Regarding the recently publicized tax bribery scheme, Chinese agents paid $1,500 to a purported IRS agent to get tax returns of Chen Weiming, believing they could find evidence of tax evasion to discredit him.
‘Wake-Up Call’
In Congress, some lawmakers are also taking note of the covert Chinese influence campaigns.Rep. Ashley Hinson (R-Iowa), a member of the committee, said the revelation from the case is a “wake-up call to everyone here.”
“There’s nothing more that the Chinese Communist Party hates than people who are pursuing freedom—people who want to practice the religion they want to practice, what we have here in the United States—and that’s a threat to them,” Hinson said on NTD’s “Capitol Report” program.
Assessing the US Response
From the national security perspective, Eftimiades considers the repressive activities from China a reckoning call for nation states to reassess their relationship with China and decide whether the commercial benefits from China are worth the national security risks.In dealing with such state-sponsored “pervasive criminal activity,” law enforcement alone is not effective, he said.
The U.S. approach has to be comprehensive, strategic, and employing “all elements of national power ... because that’s the way China approaches the situation,” he said.
On a broader scale, the United States should also work in concert with allies, be it to issue sanctions or otherwise, to make deterrence effective globally, according to Eftimiades.

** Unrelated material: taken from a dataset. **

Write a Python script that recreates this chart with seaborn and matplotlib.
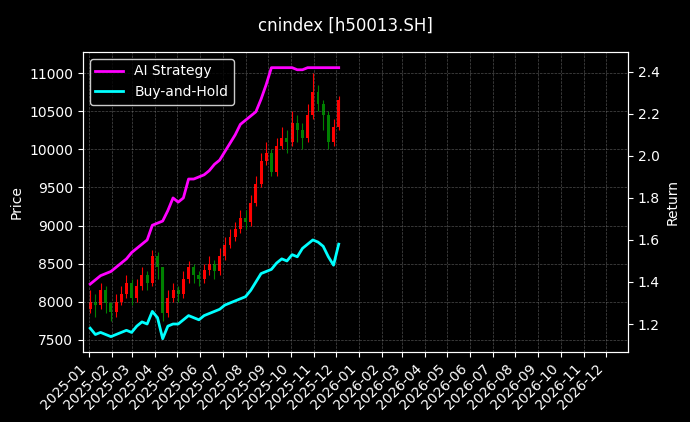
import numpy as np
import pandas as pd
import matplotlib
matplotlib.use("Agg")
import matplotlib.pyplot as plt
import matplotlib.dates as mdates
import seaborn as sns

# weekly bars (Friday dates)
dates = pd.date_range("2025-01-03", periods=49, freq="W-FRI")
close = [8000, 7950, 8150, 7980, 7870, 8000, 8100, 8250, 8050, 8200,
         8350, 8250, 8600, 8450, 7850, 8050, 8150, 8100, 8300, 8450,
         8350, 8300, 8420, 8500, 8400, 8600, 8750, 8850, 8950, 9100,
         9050, 9300, 9550, 9850, 9950, 9700, 10050, 10150, 10100, 10350,
         10250, 10150, 10450, 10750, 10600, 10450, 10100, 10300, 10650]
open_ = [7900] + close[:-1]
high = [8150, 8100, 8250, 8200, 8000, 8100, 8200, 8350, 8300, 8300,
        8450, 8400, 8680, 8650, 8450, 8150, 8250, 8200, 8400, 8530,
        8500, 8400, 8500, 8600, 8550, 8700, 8850, 8950, 9050, 9200,
        9200, 9400, 9650, 9950, 10100, 10000, 10150, 10300, 10250, 10500,
        10450, 10350, 10600, 11000, 10850, 10650, 10500, 10400, 10700]
low = [7850, 7800, 7900, 7850, 7750, 7800, 7950, 8050, 7950, 8000,
       8150, 8150, 8200, 8300, 7750, 7800, 8000, 8000, 8050, 8250,
       8250, 8200, 8250, 8350, 8300, 8350, 8550, 8700, 8800, 8900,
       8950, 9000, 9250, 9500, 9800, 9650, 9650, 10000, 9950, 10050,
       10100, 10000, 10100, 10400, 10500, 10250, 10000, 10050, 10250]
strategy = [1.39, 1.41, 1.43, 1.44, 1.45, 1.47, 1.49, 1.51, 1.54, 1.56,
            1.58, 1.60, 1.67, 1.68, 1.69, 1.74, 1.80, 1.78, 1.80, 1.89,
            1.89, 1.90, 1.91, 1.93, 1.96, 1.98, 2.02, 2.06, 2.10, 2.15,
            2.17, 2.19, 2.21, 2.27, 2.34, 2.42, 2.42, 2.42, 2.42, 2.42,
            2.41, 2.41, 2.42, 2.42, 2.42, 2.42, 2.42, 2.42, 2.42]
buyhold = [1.18, 1.15, 1.16, 1.15, 1.14, 1.15, 1.16, 1.17, 1.16, 1.19,
           1.21, 1.20, 1.26, 1.23, 1.13, 1.19, 1.20, 1.20, 1.22, 1.24,
           1.23, 1.22, 1.24, 1.25, 1.26, 1.27, 1.29, 1.30, 1.31, 1.32,
           1.33, 1.36, 1.40, 1.44, 1.45, 1.46, 1.49, 1.51, 1.50, 1.53,
           1.52, 1.56, 1.58, 1.60, 1.59, 1.57, 1.52, 1.48, 1.58]

plt.style.use("dark_background")
fig, ax = plt.subplots(figsize=(6.9, 4.22), dpi=100)
plt.subplots_adjust(left=0.12, right=0.91, top=0.877, bottom=0.166)

df = pd.DataFrame({"date": dates, "open": open_, "close": close, "high": high, "low": low})
up = df.close >= df.open
colors = np.where(up, "red", "green")
ax.vlines(df.date, df.low, df.high, colors=colors, linewidth=0.8)
ax.bar(df.date, (df.close - df.open).abs().clip(lower=20), bottom=df[["open", "close"]].min(axis=1),
       width=4, color=colors)
ax.set_ylim(7340, 11280)
ax.set_ylabel("Price")
ax.grid(True, linestyle="--", linewidth=0.5, color="gray", alpha=0.6)

ax2 = ax.twinx()
ret = pd.DataFrame({"date": list(dates) * 2, "value": strategy + buyhold,
                    "series": ["AI Strategy"] * 49 + ["Buy-and-Hold"] * 49})
sns.lineplot(data=ret, x="date", y="value", hue="series", ax=ax2,
             palette={"AI Strategy": "magenta", "Buy-and-Hold": "cyan"}, linewidth=2)
ax2.set_ylim(1.067, 2.495)
ax2.set_ylabel("Return")
ax2.set_xlabel("")
leg = ax2.legend(loc="upper left", facecolor="black", edgecolor="white", framealpha=0.8)
leg.set_title(None)

ax.set_xlim(pd.Timestamp("2024-12-24"), pd.Timestamp("2026-12-31"))
ax.xaxis.set_major_locator(mdates.MonthLocator())
ax.xaxis.set_major_formatter(mdates.DateFormatter("%Y-%m"))
plt.setp(ax.get_xticklabels(), rotation=45, ha="right")

fig.suptitle("cnindex [h50013.SH]", y=0.96)
fig.savefig("out.png", dpi=100)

Eftimiades supports other penalties, such as placing perpetrators on the “no fly” list and barring investments into regional Chinese governments that are involved.
At the G-7 summit in Hiroshima last month, leaders of the member states called on China “not to conduct interference activities aimed at undermining the security and safety of our communities, the integrity of our democratic institutions, and our economic prosperity.”
“The net is closing in” against Beijing proxies, said the California dissident artist, adding that he’s glad the West has “finally become clear on the matter.”
“The CCP will never embrace Western values. As long as it has money and power, it will want to export its authoritarian model, and with it, reshape the entire world,” he said.
Eftimiades zeroed in on the need for a “whole-of-government” response to Beijing’s covert operation campaigns.
“It’s directed against our own citizens. ... The one thing [the government] is responsible for, above all others, is protecting its own people, and we’re failing in that regard,” Eftimiades said.